* _Job_
Everything from the first line of the data below through the line that contains "import numpy as np" should be written out exactly, please, and nothing more; the pictures stay out.

----- Records provided

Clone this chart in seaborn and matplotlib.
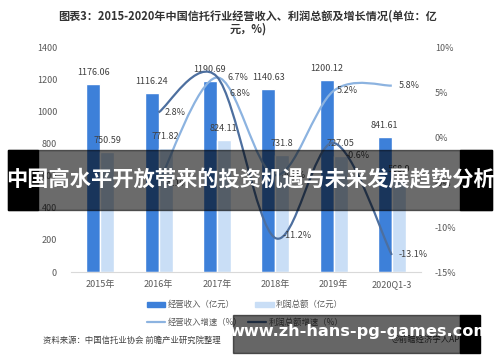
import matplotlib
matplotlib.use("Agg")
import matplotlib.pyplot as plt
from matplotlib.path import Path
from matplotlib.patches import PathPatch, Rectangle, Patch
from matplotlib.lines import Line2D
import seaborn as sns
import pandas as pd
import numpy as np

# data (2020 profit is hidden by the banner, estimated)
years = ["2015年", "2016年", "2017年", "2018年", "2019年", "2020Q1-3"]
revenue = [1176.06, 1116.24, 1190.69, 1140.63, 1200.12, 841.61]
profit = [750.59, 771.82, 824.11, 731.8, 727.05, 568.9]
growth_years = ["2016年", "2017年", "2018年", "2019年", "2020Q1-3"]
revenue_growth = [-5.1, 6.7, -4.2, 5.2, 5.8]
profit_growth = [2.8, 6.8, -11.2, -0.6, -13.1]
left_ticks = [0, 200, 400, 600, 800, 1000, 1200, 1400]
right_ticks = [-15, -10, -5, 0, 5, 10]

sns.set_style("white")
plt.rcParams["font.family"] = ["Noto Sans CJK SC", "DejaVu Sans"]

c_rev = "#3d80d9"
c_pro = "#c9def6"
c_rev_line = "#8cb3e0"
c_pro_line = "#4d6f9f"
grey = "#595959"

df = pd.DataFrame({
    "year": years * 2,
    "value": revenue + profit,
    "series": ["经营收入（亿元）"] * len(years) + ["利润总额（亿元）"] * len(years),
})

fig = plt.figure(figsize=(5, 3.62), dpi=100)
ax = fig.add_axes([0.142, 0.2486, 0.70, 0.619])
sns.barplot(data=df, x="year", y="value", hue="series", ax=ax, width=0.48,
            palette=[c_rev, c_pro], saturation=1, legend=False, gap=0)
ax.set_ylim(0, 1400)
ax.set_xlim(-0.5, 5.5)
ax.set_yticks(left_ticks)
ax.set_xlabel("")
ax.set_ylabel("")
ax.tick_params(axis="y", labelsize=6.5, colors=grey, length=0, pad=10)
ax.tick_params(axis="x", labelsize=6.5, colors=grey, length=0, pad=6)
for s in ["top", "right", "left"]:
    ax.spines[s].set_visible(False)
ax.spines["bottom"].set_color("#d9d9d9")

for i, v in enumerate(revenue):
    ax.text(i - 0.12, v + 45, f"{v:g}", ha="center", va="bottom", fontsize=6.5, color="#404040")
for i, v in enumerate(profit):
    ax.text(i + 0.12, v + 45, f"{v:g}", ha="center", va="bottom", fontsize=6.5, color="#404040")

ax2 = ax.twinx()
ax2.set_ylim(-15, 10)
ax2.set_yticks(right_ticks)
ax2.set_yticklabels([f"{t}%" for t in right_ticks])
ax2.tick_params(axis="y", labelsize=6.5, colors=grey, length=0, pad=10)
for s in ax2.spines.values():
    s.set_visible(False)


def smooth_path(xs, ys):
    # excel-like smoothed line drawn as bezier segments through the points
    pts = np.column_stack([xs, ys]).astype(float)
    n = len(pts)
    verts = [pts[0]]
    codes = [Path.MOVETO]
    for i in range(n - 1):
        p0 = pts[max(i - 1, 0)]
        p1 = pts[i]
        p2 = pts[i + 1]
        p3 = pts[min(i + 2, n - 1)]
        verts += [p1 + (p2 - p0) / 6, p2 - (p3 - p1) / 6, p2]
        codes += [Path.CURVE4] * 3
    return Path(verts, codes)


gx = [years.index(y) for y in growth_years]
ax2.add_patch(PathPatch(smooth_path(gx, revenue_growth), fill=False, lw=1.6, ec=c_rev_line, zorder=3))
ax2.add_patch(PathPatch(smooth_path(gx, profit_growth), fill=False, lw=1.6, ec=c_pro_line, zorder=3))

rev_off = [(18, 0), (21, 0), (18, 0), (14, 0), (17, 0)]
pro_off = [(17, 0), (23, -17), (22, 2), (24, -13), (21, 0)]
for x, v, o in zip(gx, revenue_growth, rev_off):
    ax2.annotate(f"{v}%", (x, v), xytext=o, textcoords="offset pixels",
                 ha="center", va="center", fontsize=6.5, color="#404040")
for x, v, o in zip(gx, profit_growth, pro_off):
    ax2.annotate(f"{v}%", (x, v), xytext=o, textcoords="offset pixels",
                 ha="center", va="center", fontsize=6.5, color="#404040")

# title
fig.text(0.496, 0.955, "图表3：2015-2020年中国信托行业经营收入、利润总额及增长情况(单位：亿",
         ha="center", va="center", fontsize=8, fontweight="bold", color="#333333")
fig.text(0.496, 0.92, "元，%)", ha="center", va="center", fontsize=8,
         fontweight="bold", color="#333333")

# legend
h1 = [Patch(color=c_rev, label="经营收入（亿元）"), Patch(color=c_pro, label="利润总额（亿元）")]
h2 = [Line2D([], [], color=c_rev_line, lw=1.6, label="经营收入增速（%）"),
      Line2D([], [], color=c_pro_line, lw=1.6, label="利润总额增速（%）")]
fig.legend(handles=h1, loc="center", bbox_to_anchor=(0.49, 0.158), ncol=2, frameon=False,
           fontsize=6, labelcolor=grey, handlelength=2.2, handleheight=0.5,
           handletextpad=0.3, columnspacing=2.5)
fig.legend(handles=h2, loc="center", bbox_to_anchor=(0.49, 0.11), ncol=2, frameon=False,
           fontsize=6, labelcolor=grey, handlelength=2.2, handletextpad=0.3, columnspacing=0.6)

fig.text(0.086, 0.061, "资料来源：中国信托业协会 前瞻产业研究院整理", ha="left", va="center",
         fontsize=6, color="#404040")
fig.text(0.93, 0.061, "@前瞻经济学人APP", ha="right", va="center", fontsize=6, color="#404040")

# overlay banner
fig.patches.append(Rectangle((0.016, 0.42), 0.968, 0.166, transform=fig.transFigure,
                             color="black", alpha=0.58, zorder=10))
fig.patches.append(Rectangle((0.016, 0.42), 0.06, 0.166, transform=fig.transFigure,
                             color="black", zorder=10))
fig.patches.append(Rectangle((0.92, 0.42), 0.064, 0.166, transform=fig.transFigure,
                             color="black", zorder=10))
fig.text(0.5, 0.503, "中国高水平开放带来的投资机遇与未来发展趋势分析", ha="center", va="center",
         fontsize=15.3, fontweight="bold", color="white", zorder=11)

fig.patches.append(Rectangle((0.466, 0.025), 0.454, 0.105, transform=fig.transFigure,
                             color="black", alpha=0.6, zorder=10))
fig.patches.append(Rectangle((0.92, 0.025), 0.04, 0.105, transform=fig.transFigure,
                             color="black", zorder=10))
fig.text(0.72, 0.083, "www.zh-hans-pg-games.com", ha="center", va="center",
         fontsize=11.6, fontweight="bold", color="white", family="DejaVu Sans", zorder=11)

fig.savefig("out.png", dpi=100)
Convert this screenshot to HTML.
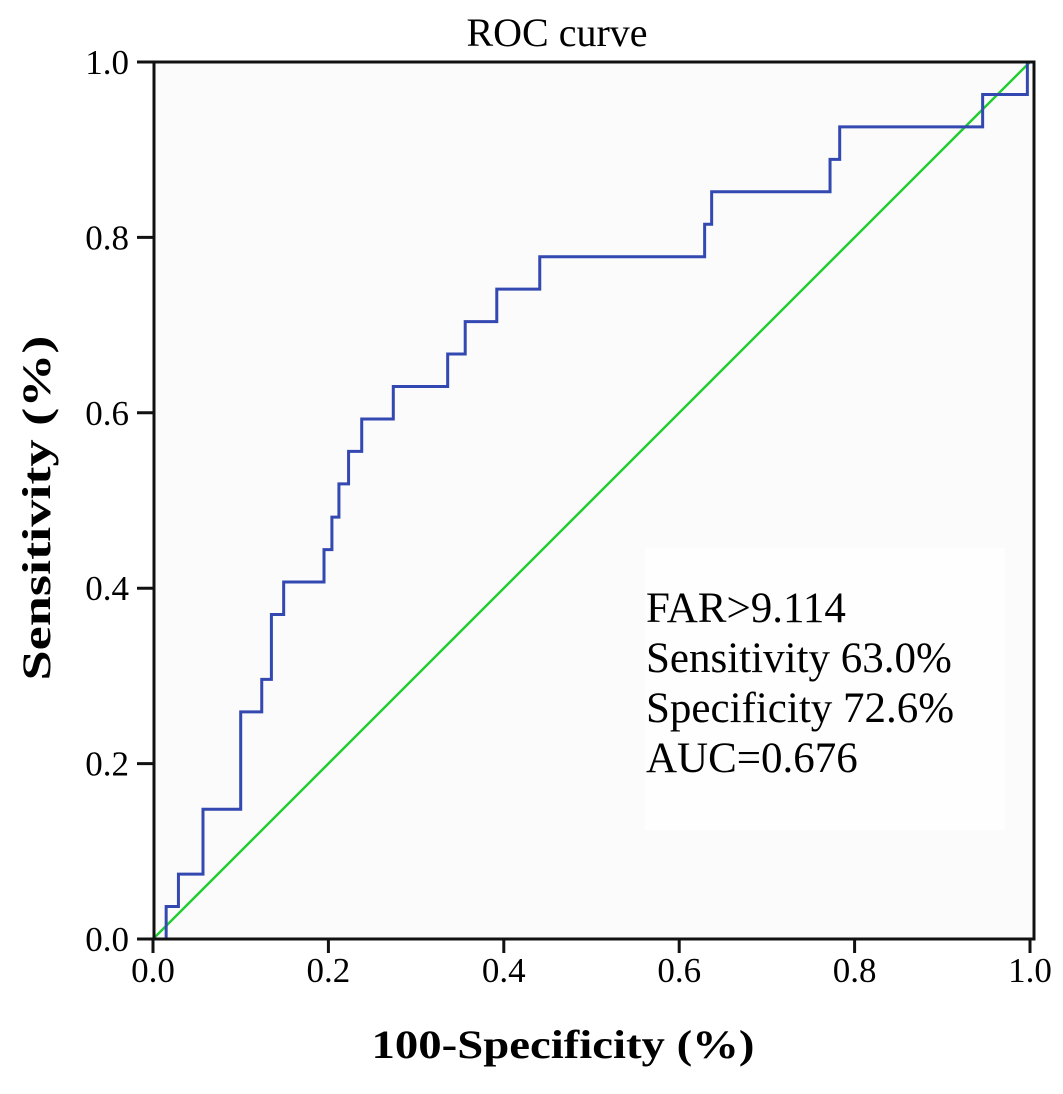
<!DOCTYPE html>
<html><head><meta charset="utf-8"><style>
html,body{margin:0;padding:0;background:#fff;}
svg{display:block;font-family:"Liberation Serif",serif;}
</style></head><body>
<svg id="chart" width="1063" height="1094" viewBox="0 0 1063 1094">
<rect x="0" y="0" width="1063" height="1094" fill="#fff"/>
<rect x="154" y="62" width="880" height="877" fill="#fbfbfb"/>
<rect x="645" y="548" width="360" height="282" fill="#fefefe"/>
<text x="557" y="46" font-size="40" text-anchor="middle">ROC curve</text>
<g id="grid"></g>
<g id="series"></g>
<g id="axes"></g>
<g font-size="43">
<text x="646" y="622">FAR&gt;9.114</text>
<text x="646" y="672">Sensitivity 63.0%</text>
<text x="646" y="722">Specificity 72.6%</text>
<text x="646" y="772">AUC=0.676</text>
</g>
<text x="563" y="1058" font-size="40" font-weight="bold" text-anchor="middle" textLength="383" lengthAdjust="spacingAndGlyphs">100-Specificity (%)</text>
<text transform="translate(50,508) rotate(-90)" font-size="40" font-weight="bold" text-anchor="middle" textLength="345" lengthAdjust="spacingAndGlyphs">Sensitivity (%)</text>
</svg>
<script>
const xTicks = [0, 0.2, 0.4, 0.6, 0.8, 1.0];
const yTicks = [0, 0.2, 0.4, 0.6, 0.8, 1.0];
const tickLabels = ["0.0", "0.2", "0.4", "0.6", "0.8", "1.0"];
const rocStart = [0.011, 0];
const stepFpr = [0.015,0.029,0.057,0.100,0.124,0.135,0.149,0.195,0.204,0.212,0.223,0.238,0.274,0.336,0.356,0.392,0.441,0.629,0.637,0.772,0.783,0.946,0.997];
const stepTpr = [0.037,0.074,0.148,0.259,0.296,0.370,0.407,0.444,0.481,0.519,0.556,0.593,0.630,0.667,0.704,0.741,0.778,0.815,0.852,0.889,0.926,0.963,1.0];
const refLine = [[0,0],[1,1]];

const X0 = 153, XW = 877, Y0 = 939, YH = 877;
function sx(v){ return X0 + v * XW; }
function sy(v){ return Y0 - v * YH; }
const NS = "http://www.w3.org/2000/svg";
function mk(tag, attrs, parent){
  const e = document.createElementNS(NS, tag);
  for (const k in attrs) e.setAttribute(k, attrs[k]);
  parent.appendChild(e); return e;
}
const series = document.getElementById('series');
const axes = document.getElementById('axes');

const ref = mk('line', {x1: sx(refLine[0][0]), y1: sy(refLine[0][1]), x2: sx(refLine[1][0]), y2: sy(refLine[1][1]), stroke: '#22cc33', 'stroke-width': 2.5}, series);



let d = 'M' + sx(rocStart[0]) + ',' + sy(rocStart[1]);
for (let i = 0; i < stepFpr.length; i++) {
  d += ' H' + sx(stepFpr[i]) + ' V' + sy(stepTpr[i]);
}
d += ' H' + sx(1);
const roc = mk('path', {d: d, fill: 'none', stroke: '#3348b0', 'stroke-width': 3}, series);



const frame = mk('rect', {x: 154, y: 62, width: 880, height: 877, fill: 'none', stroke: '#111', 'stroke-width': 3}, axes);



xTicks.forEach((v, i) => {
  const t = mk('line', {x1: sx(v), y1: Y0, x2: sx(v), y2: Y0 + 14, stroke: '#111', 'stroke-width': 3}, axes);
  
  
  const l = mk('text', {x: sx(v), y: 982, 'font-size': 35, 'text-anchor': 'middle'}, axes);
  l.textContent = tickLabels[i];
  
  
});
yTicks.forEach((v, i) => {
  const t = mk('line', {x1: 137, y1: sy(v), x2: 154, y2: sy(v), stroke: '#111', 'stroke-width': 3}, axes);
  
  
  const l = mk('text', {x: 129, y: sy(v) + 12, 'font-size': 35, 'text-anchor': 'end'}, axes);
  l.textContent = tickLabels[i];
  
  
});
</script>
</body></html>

----------

* _Output below_
Clone this chart in seaborn and matplotlib.
import matplotlib
matplotlib.use("Agg")
import matplotlib.pyplot as plt
from matplotlib.path import Path
from matplotlib.patches import PathPatch, Rectangle, Patch
from matplotlib.lines import Line2D
import seaborn as sns
import pandas as pd
import numpy as np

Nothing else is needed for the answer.